Coraz większe grono przedsiębiorców ma duże problemy z ubezpieczeniem swojego mienia od pożaru i innych żywiołów. Towarzystwa nie chcą im sprzedawać polis albo też żądają za nie kilka razy więcej niż jeszcze rok temu. W największym stopniu ten problem dotyka branże, w których pożar w krótkim czasie może spowodować olbrzymie straty: drzewną, meblarską, chemiczną, drukarnie czy też fermy drobiu. Znalazły się one na nieformalnej czarnej liście ubezpieczycieli.
– Praktycznie nie ma tygodnia, w którym nie spotkalibyśmy się z przypadkiem odmowy ubezpieczenia mienia przedsiębiorcy – mówi nam Jan Turski z toruńskiej firmy brokerskiej Maximus Broker.
Inni pośrednicy, z którymi rozmawiał „DGP”, potwierdzają, że jest to wyraźny trend na rynku. Twierdzą, że jeszcze w ubiegłym roku na ich zapytania ofertowe odpowiadało szerokie grono ubezpieczycieli. Obecnie należy się cieszyć, jeśli sprzedażą polisy będzie zainteresowany ktokolwiek. Dodatkowo towarzystwa bardzo restrykcyjnie zaczęły podchodzić do kalkulowania ryzyka. Z tego powodu sprzedaż polis jest poprzedzana masowymi audytami bezpieczeństwa.
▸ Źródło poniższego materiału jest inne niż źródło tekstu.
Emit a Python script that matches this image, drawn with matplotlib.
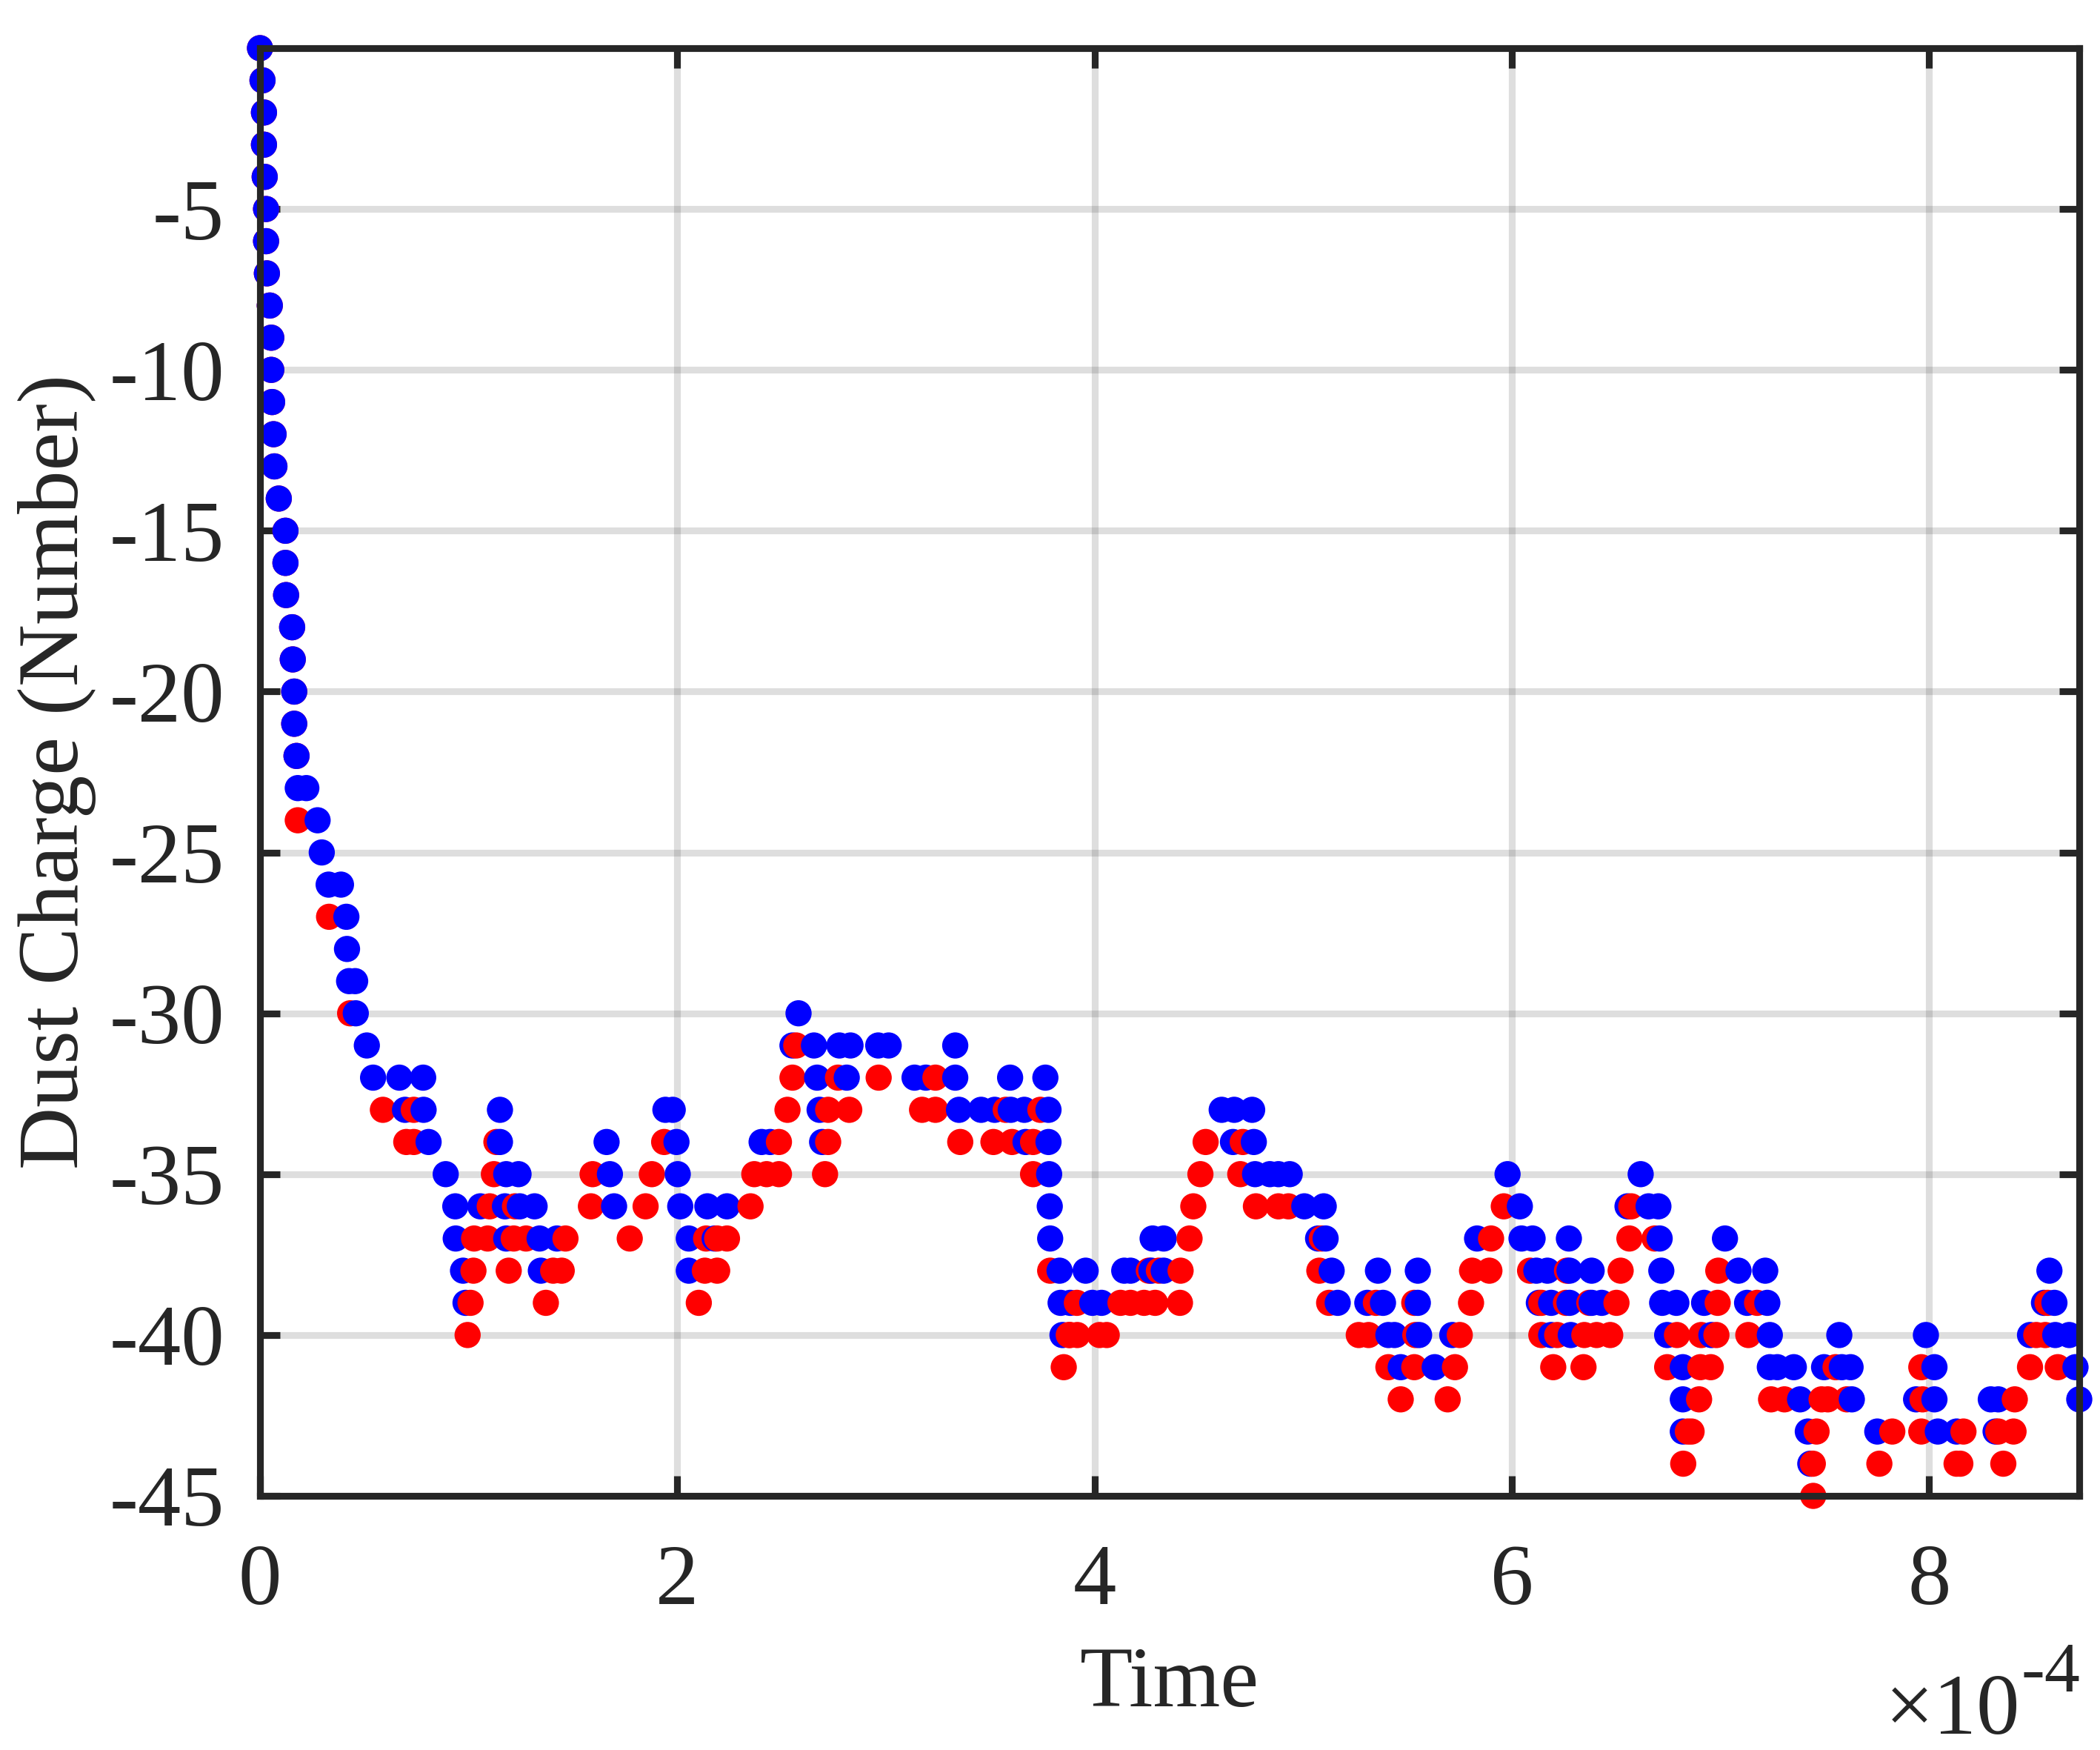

Sprawdzane są np. zabezpieczenia przeciwpożarowe. Wcześniej dochodziło do niech w sporadycznych przypadkach.
Tylko część ubezpieczycieli wprost przyznaje się, że są branże, którym nie sprzedają polis. Tak robi m.in. PTU, które nie ubezpiecza np. produkcji z drewna czy papieru. – Posiadania w portfelu pewnej liczby takich ryzyk może spowodować pogorszenie wyniku finansowego spółki – tłumaczy Tomasz Szejnoch z PTU.
Reszta twierdzi, że wydziela ryzykowne branże, którym bacznie przygląda się przed ubezpieczeniem. – Przy ograniczonym zaangażowaniu z naszej strony nie wykluczamy możliwości sprzedaży polisy firmom z tych segmentów gospodarki – mówi Anna Krajewska-Horosz z InterRisk.
W Warcie jest aż siedem klas ryzyka. Oferta dla firm zaliczanych do najbardziej ryzykownych jest tworzona dopiero po wizycie jednego z 12 inżynierów ds. oceny ryzyka na miejscu u klienta. – Ze względu na koszty takiej analizy niektórym firmom będziemy przedstawiali oferty dopiero wtedy, kiedy będą chciały ubezpieczyć majątek o wartości powyżej przyjętego przez nas minimum. Będzie to dotyczyło takich branż, jak drewno, meble, plastik, chemia czy odpady – mówi Rafał Tokarz, dyrektor departamentu zarządzania produktami ubezpieczeń korporacyjnych w Warcie.